"I learned to keep secrets at a young age," Gretz said. "We didn't talk about any of the fights in our house. It was easy for me to lie to people, easy to lie to myself. I learned how to wear a really rigid mask. I dated nice boys, got good grades, but had no direction. I just knew I wanted to get out."
Her way out was a boy she met in high school who joined the Army. They married and she went wherever he was stationed. And while she says he was a good man and a great father, the marriage was doomed, she said, because she had so many unresolved issues from her childhood, issues that led her on the day of his initial deployment to get drunk.
"I felt so absolutely empty. I had zero faith in myself that I could raise this baby by myself. I was petrified. Absolutely petrified. And he didn't know. I was very good at hiding it."

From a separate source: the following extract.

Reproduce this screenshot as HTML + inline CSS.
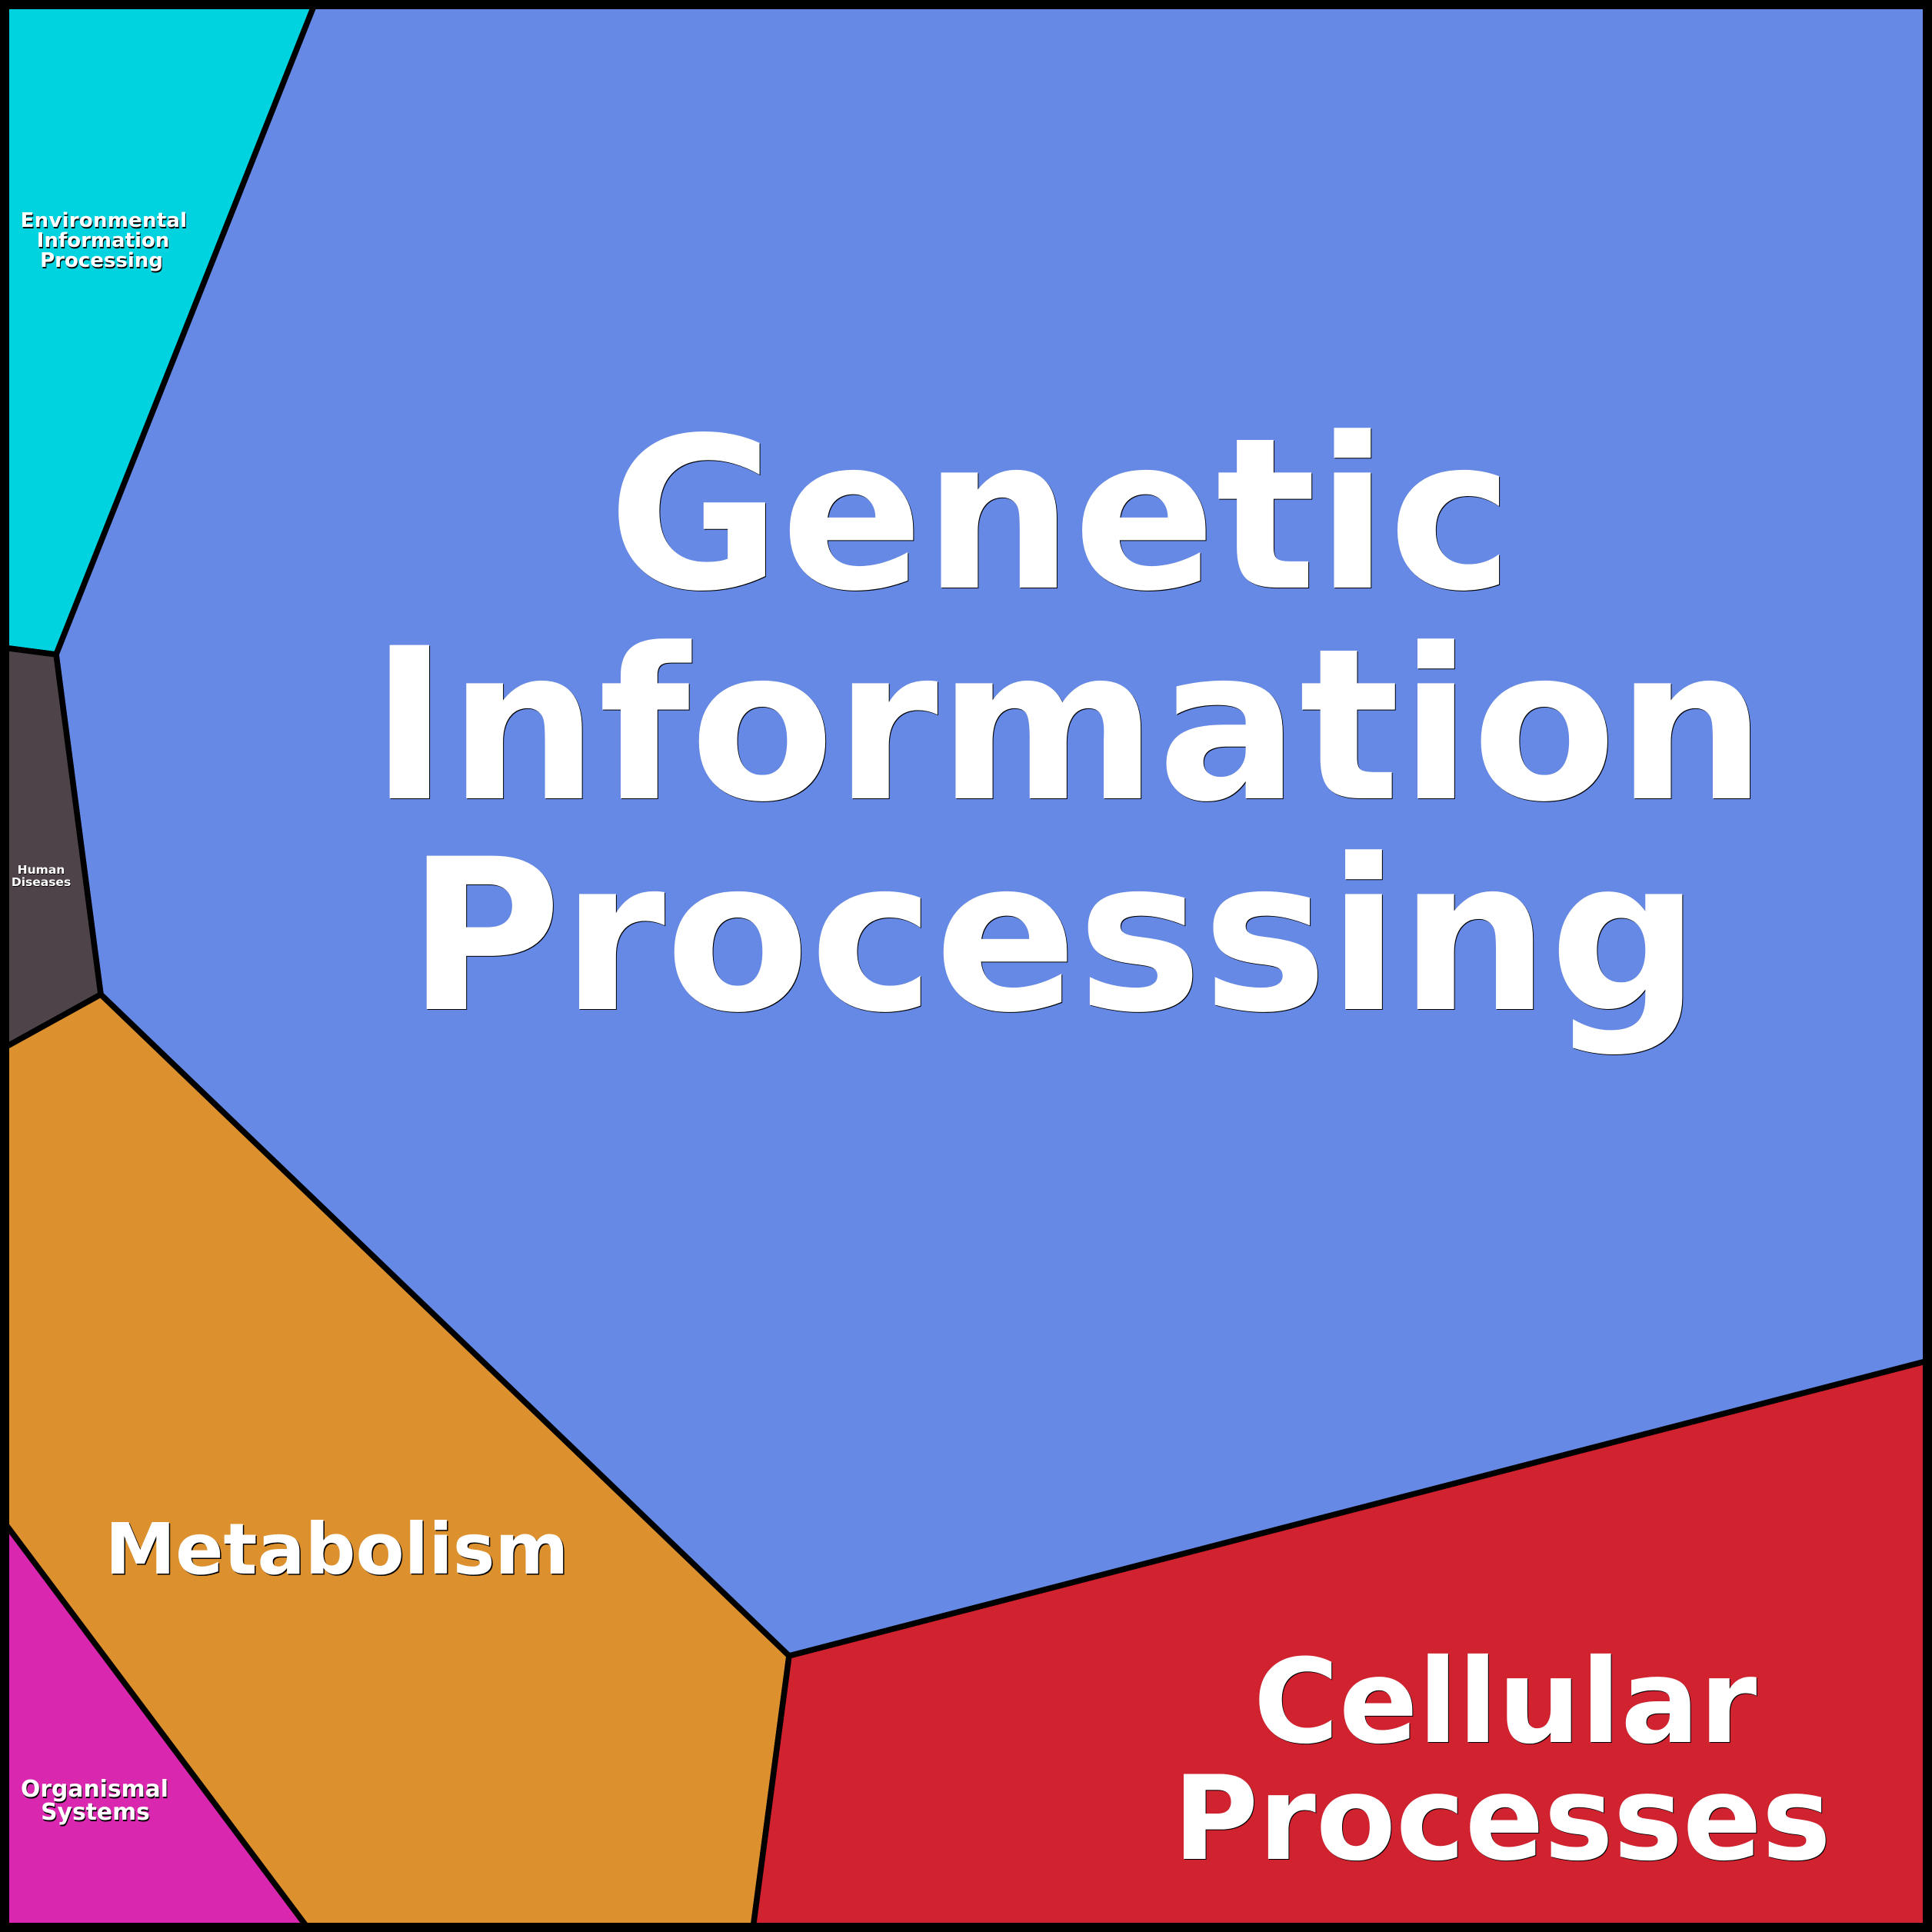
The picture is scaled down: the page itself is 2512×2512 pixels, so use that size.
<!DOCTYPE html>
<html><head><meta charset="utf-8"><style>
html,body{margin:0;padding:0;background:#000}
svg{display:block}
text{font-family:"DejaVu Sans",sans-serif;font-weight:700;text-anchor:middle}
.s{fill:#000}.w{fill:#fff}
</style></head><body>
<svg xmlns="http://www.w3.org/2000/svg" width="2512" height="2512" viewBox="0 0 2512 2512">
<rect width="2512" height="2512" fill="#000"/>
<g stroke="#000" stroke-width="7.5" stroke-linejoin="miter">
<polygon points="8,8 408,8 73,851 8,842.5" fill="#00d3e0"/>
<polygon points="408,8 2504,8 2504,1770 1026,2153 131,1293 73,851" fill="#6589e4"/>
<polygon points="8,842.5 73,851 131,1293 8,1361" fill="#4d4349"/>
<polygon points="8,1361 131,1293 1026,2153 979.5,2504 398,2504 8,1982.7" fill="#dc912e"/>
<polygon points="1026,2153 2504,1770 2504,2504 979.5,2504" fill="#d12230"/>
<polygon points="8,1982.7 398,2504 8,2504" fill="#da27b0"/>
</g>
<rect x="6" y="6" width="2500" height="2500" fill="none" stroke="#000" stroke-width="12"/>
<g font-size="273.5">
<text class="s" x="1380" y="765">Genetic</text><text class="w" x="1379" y="764">Genetic</text>
<text class="s" x="1390" y="1039">Information</text><text class="w" x="1389" y="1038">Information</text>
<text class="s" x="1371" y="1313">Processing</text><text class="w" x="1370" y="1312">Processing</text>
</g>
<g font-size="151.5">
<text class="s" x="1958" y="2266">Cellular</text><text class="w" x="1957" y="2265">Cellular</text>
<text class="s" x="1954" y="2418">Processes</text><text class="w" x="1953" y="2417">Processes</text>
</g>
<g font-size="92">
<text class="s" x="439.5" y="2047.5">Metabolism</text><text class="w" x="438" y="2046">Metabolism</text>
</g>
<g font-size="26">
<text class="s" x="136" y="297" letter-spacing="0.25">Environmental</text><text class="w" x="135" y="295" letter-spacing="0.25">Environmental</text>
<text class="s" x="135" y="323">Information</text><text class="w" x="134" y="321">Information</text>
<text class="s" x="133" y="349">Processing</text><text class="w" x="132" y="347">Processing</text>
</g>
<g font-size="29.8">
<text class="s" x="124" y="2338">Organismal</text><text class="w" x="123" y="2336">Organismal</text>
<text class="s" x="125" y="2368">Systems</text><text class="w" x="124" y="2366">Systems</text>
</g>
<g font-size="15.5">
<text class="s" x="54" y="1137">Human</text><text class="w" x="53.5" y="1136">Human</text>
<text class="s" x="54" y="1153">Diseases</text><text class="w" x="53.5" y="1152">Diseases</text>
</g>
</svg>
</body></html>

They had a daughter together and tried to make it work. They even hoped a move to an Army base in Alaska would offer just enough change of scenery to turn things around. But it didn't, and Gretz's alcohol use and erratic behavior continued.
By the time they divorced, they'd already had a child, and she'd already met the man who would become her second husband. She moved back home with her mother to Virginia, and corresponded with her new love interest with letters. Eventually, he persuaded her to move to Minnesota, where his family owned farm land near Madelia.
And for the first time, she saw how a normal family operates.
"It was the first place I saw people fight and then make up," she said. "I learned that sometimes family doesn't like you, but they always love you."